Full Source Code for Optimized Calculations

#include <stdio.h>
#include <stdlib.h>
#include "mkl.h"

/* Consider adjusting LOOP_COUNT based on the performance of your computer */
/* to make sure that total run time is at least 1 second */
#define LOOP_COUNT 10

int main()
{
   double* A, * B, * C;
   int m, n, p, i, r;
   double alpha, beta;
   double s_initial, s_elapsed;

   printf("\n This example measures performance of Intel(R) MKL function dgemm \n"
       " computing real matrix C=alpha*A*B+beta*C, where A, B, and C \n"
       " are matrices and alpha and beta are double precision scalars\n\n");

   m = 2000, p = 200, n = 1000;
   printf(" Initializing data for matrix multiplication C=A*B for matrix \n"
       " A(%ix%i) and matrix B(%ix%i)\n\n", m, p, p, n);
   alpha = 1.0; beta = 0.0;

   printf(" Allocating memory for matrices aligned on 64-byte boundary for better \n"
       " performance \n\n");
   A = (double*)mkl_malloc(m * p * sizeof(double), 64);
   B = (double*)mkl_malloc(p * n * sizeof(double), 64);
   C = (double*)mkl_malloc(m * n * sizeof(double), 64);
   if (A == NULL || B == NULL || C == NULL) {
       printf("\n ERROR: Can't allocate memory for matrices. Aborting... \n\n");
       mkl_free(A);
       mkl_free(B);
       mkl_free(C);
       return 1;
   }

   printf(" Intializing matrix data \n\n");
   for (i = 0; i < (m * p); i++) {
       A[i] = (double)(i + 1);
   }

   for (i = 0; i < (p * n); i++) {
       B[i] = (double)(-i - 1);
   }

   for (i = 0; i < (m * n); i++) {
       C[i] = 0.0;
   }

   printf(" Making the first run of matrix product using Intel(R) MKL dgemm function \n"
       " via CBLAS interface to get stable run time measurements \n\n");
   cblas_dgemm(CblasRowMajor, CblasNoTrans, CblasNoTrans,
       m, n, p, alpha, A, p, B, n, beta, C, n);

   printf(" Measuring performance of matrix product using Intel(R) MKL dgemm function \n"
       " via CBLAS interface \n\n");
   s_initial = dsecnd();
   for (r = 0; r < LOOP_COUNT; r++) {
       cblas_dgemm(CblasRowMajor, CblasNoTrans, CblasNoTrans,
           m, n, p, alpha, A, p, B, n, beta, C, n);
   }
   s_elapsed = (dsecnd() - s_initial) / LOOP_COUNT;

   printf(" == Matrix multiplication using Intel(R) MKL dgemm completed == \n"
       " == at %.5f milliseconds == \n\n", (s_elapsed * 1000));

   printf(" Deallocating memory \n\n");
   mkl_free(A);
   mkl_free(B);
   mkl_free(C);

   if (s_elapsed < 0.9 / LOOP_COUNT) {
       s_elapsed = 1.0 / LOOP_COUNT / s_elapsed;
       i = (int)(s_elapsed * LOOP_COUNT) + 1;
       printf(" It is highly recommended to define LOOP_COUNT for this example on your \n"
           " computer as %i to have total execution time about 1 second for reliability \n"
           " of measurements\n\n", i);
   }

   printf(" Example completed. \n\n");
   return 0;
}


How MKL Improves Efficiency

In this instance the MKL used DGEMM to improve the calculation time. DGEMM stands for Double-precision, GEneral Matrix-Matrix multiplication. In the example used to demonstrate matrix multiplication, the code defines the multiplication of two matrices along with scaling factors alpha and beta. It can be noted that without MKL implementation the matrix multiplication is done though nested loops, however in the MKL optimized version cblas_dgemm() is called. The dgemm refers to DGEMM defined above and cblas refers to the CBLAS interface, which stands for Basic Linear Algebra Subprograms in C.
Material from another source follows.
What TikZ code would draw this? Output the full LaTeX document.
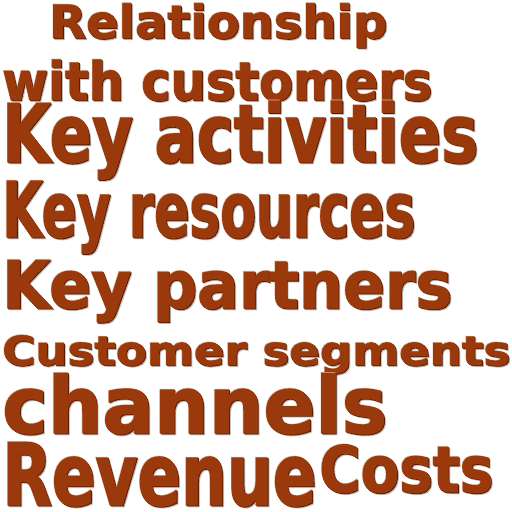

One part of BLAS, level 3, is dedicated to matrix-matrix operations, which in this case includes the matrix multiplication calculations. While the math and logic behind the implementation of the cblas_dgemm() function is fairly complicated, a simplified explanation on how it works can be expressed as the decomposition of either one or both of the matrices being multiplied and taking advantage of cache memory to improve computation speed. The decomposition of matrices into block matrices allows for general matrix-matrix multiplication to be conducted recursively. By using a beta parameter with the block matrices a multiplication calculation can be eliminated from each member of the resulting matrix

Other Mathematical Functionality

While the example used to explore the effectiveness of MKL utilizes matrix multiplication, the library provides functionality in a variety of other mathematical categories.

13 mkl math functionality.png

Some notable functionality provided in the Math Kernel Library include the following.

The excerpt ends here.